Institutional racism uncovered

A wave of protests forced the then-government to commission an inquiry into the killing in 1999.

It found that the initial police investigation into the murder had been “marred by a combination of professional incompetence, institutional racism and a failure of leadership.”

In their statement Monday, the police said they had previously misidentified a relative of White who held key information into the killing and apologized for the “significant and regrettable error.”

The statement went on to outline how White was arrested twice, in 2000 and 2013, and stated that on both occasions prosecutors said there was no realistic prospect of conviction.

In February 2020, White was spoken to again by the investigation team but there was “insufficient witness or forensic evidence to progress further,” the statement said. He died in August 2021, months before the police declared the murder investigation inactive and said there were no further lines of inquiry.

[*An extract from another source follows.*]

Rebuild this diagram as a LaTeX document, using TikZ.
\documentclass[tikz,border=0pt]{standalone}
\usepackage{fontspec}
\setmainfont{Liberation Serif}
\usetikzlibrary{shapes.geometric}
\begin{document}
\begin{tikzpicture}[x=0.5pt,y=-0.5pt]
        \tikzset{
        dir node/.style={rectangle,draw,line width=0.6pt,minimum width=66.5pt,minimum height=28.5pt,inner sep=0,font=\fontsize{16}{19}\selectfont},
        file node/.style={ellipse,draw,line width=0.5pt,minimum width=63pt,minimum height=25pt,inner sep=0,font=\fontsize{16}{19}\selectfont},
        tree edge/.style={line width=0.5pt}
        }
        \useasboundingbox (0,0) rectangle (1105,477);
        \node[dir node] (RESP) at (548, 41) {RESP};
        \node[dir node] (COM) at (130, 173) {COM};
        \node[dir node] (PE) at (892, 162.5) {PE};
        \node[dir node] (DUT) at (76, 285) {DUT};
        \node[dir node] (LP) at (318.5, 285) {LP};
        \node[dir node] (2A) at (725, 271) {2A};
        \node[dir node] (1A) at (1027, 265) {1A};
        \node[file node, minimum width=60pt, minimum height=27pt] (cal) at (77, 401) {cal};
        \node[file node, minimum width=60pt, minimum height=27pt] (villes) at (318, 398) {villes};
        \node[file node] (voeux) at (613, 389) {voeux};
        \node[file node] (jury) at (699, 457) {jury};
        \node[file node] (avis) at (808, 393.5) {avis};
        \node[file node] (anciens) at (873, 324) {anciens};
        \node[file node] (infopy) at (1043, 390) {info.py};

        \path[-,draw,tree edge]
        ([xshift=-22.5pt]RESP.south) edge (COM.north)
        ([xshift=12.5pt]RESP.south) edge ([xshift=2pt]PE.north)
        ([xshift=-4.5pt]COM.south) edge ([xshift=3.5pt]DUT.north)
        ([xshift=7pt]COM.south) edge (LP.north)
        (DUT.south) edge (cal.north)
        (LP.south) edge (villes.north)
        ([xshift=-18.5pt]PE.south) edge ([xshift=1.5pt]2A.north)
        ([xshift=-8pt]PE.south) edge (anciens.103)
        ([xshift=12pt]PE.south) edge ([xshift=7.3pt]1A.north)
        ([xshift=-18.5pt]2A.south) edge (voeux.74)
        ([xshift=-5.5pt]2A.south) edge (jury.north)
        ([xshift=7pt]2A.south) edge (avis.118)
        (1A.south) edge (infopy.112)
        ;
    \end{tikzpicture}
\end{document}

In May 2023, the Met commissioned a forensic review into the case.

Ward acknowledged in the Met’s statement Monday that “the impact of the racist murder of Stephen Lawrence and attack on Duwayne Brooks, and subsequent inquiries, continues to be felt throughout policing.”

He added: “On the 30th anniversary of Stephen’s murder, Commissioner Sir Mark Rowley apologized for our failings and I repeat that apology today.”

Baroness Lawrence said: “What is infuriating about this latest revelation is that the man who is said to have led the murderous attack on my son has evaded justice because of police failures and yet not a single police officer has faced or will ever face action.”

“It is too late for me and my family but at least I hope that victims in the future will not go through what we did,” she added.